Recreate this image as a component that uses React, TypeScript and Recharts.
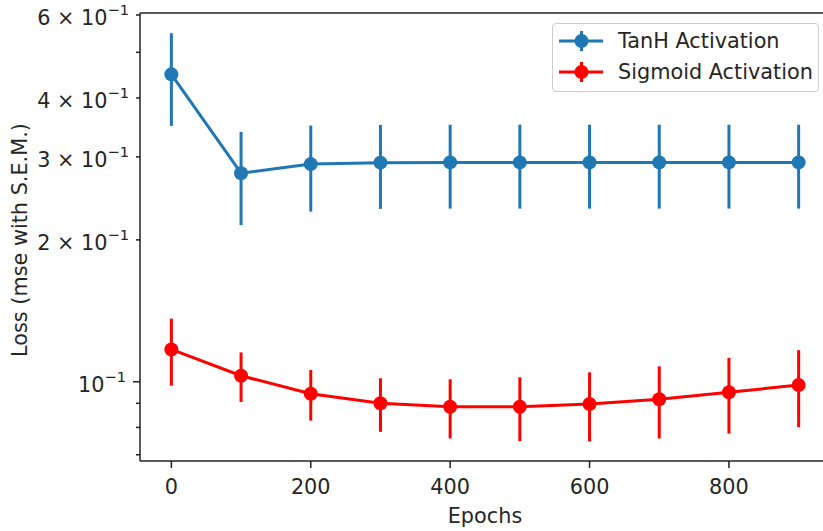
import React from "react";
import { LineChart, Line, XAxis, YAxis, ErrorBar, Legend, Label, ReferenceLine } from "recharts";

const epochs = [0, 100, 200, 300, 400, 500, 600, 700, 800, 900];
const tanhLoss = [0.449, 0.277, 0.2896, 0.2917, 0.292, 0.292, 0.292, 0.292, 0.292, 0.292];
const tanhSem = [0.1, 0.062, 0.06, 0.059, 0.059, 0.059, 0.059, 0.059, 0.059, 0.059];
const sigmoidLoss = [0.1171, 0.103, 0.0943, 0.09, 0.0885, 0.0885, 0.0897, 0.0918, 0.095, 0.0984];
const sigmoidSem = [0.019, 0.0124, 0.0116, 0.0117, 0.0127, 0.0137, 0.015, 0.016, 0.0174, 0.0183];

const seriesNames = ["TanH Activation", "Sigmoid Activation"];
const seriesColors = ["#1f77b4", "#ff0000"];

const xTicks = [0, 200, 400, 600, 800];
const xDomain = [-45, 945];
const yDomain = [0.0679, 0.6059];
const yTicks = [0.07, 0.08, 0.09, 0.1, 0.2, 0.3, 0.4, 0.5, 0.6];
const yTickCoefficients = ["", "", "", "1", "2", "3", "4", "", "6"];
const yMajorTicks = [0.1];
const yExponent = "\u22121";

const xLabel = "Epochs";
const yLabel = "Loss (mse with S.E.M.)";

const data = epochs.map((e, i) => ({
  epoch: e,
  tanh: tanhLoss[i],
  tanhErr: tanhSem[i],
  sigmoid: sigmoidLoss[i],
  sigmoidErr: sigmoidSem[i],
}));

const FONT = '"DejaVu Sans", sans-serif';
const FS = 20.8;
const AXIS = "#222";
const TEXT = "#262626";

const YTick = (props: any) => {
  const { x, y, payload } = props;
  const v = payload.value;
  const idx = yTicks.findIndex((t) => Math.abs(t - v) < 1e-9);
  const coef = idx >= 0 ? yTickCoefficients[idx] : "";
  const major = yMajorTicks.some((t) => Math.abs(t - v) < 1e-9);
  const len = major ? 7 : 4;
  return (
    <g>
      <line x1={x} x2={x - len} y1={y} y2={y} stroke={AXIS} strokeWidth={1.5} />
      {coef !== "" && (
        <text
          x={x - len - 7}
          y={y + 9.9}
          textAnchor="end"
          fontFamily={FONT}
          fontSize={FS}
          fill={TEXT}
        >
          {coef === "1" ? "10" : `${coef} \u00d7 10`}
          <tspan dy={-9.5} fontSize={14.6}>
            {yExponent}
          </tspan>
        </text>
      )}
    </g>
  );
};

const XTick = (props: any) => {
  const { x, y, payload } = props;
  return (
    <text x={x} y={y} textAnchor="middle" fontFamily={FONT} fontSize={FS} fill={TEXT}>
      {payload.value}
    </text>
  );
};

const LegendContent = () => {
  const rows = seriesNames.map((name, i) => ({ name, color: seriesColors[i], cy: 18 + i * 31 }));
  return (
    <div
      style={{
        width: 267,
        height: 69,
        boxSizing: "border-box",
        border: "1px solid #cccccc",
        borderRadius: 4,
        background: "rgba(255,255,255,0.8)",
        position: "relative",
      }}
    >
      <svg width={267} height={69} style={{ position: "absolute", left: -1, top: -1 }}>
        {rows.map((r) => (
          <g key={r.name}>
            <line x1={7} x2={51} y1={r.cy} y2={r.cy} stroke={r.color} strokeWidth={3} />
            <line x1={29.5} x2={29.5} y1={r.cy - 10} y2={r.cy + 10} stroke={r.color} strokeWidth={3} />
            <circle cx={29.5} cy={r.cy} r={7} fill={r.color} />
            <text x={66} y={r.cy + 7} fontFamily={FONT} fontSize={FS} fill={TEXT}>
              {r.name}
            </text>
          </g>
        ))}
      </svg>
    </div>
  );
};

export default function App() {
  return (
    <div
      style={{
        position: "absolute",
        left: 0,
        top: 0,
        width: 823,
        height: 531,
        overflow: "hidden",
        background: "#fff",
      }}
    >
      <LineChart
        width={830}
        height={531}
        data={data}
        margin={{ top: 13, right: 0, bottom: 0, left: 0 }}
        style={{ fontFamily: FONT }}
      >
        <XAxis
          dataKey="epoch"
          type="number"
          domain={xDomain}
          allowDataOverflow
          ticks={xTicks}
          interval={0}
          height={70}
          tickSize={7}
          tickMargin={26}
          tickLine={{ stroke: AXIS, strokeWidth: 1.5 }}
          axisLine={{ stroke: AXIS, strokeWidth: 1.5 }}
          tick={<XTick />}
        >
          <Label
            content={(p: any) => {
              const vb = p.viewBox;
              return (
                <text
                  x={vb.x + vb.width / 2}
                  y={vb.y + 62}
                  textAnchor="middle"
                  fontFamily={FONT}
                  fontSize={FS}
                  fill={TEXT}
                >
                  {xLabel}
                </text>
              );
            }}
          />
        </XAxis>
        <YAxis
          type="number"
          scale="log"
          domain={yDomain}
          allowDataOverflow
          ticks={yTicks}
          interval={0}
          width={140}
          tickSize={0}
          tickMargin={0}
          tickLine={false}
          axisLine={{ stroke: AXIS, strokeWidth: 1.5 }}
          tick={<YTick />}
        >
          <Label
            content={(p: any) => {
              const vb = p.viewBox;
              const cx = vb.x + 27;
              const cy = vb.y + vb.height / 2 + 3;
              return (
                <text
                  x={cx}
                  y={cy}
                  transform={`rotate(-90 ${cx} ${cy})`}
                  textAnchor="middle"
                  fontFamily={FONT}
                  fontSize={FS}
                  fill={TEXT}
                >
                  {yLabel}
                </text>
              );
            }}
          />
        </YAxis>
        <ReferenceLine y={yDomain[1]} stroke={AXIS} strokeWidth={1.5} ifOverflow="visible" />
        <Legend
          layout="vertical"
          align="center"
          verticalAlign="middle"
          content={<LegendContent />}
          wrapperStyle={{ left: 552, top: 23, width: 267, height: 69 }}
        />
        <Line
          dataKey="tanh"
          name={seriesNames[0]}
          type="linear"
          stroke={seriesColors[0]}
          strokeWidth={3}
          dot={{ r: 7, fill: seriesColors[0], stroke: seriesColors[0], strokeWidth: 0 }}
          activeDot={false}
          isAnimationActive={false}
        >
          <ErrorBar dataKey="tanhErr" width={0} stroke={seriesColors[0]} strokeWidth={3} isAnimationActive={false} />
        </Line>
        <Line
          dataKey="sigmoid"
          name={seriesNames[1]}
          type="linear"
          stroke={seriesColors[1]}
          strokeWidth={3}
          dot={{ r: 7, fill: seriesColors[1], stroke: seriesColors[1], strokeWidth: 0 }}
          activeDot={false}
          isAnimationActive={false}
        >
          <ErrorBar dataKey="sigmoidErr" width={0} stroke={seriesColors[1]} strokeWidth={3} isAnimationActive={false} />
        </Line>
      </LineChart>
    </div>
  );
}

=====

Give back exactly the lines from the first line of the data through the line with "Legend, Label, ReferenceLine", pictures excluded.

SOLUTION:
Recreate this image as a component that uses React, TypeScript and Recharts.
import React from "react";
import { LineChart, Line, XAxis, YAxis, ErrorBar, Legend, Label, ReferenceLine } from "recharts";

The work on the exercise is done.